Muchas líneas que aparecen en lecturas sobre Ofelia nos conectan con los modos en que el arquetipo de la loca —y sus mil ramificaciones: la intensa, la desesperada, la loca linda— siguen funcionando a nuestro alrededor, en la cultura popular y también en el miedo permanente de las mujeres a ser identificadas con ese apelativo. La erotomanía, o la idea de que es la falta de un varón lo que hace que una mujer pierda la cabeza, está muy presente en «la loca linda» pero algo patética de la saga Bridget Jones. En la lectura de algunas feministas francesas como Luce Irigaray, Ofelia simboliza la imposibilidad de representar lo femenino en el discurso patriarcal como otra cosa que no sea la locura, la incoherencia, la fluidez o el silencio: algo de esto puede verse, por ejemplo, en una película como 500 días con ella, en la que —lo sepa la película o no, no queda del todo claro— Summer aparece como una figura tan misteriosa y caprichosa como falta de agencia, y todo lo que sabemos de ella está atravesado por esa mezcla de idealización y desdén con que la mira el protagonista de la película.
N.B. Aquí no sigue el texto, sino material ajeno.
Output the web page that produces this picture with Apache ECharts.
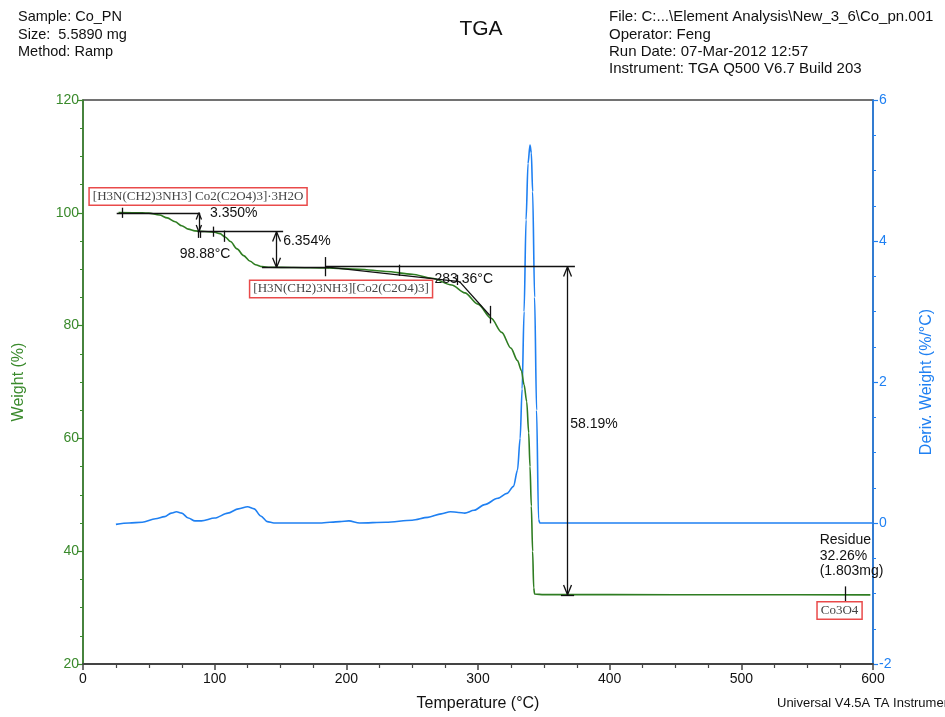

También nos encontramos con subversiones del arquetipo: así, las chicas Almodóvar —emblemáticamente, las de Mujeres al borde de un ataque de nervios— representan, como Ofelia, esas emociones desbordadas que los varones tienen miedo de reconocer en su propio ser, tema que aparece explícitamente vinculado a la muerte de Ofelia.

Años después de la publicación de Jane Eyre, la propia Charlotte Brontë se arrepintió en una carta de la falta de compasión que tuvo en su libro con Bertha. Personalmente, yo no le cambiaría a Jane Eyre ni una coma, como no se las cambiaría, tampoco, a ninguno de los relatos en los que aparecen mis locas favoritas de ayer y de hoy, aunque analice y critique sus condiciones de producción hasta que me muera. Quizás es ese hiato, esa contradicción permanente entre amar y entender, el desafío de la crítica literaria feminista; y no es extraño que Gilbert y Gubar hayan elegido titular a un texto clave de esa tradición aludiendo a la loca del ático. En la loca, en nuestra relación ardiente y paradójica con ella, se funda ese espíritu que necesitamos para leer una tradición que adoramos sin dejar de mirarla a los ojos con firmeza.

 

[1] Showalter, E. «Representing Ophelia: women, madness, and the responsibilities of feminist criticism» en Shakespeare and the Question of Theory (1985).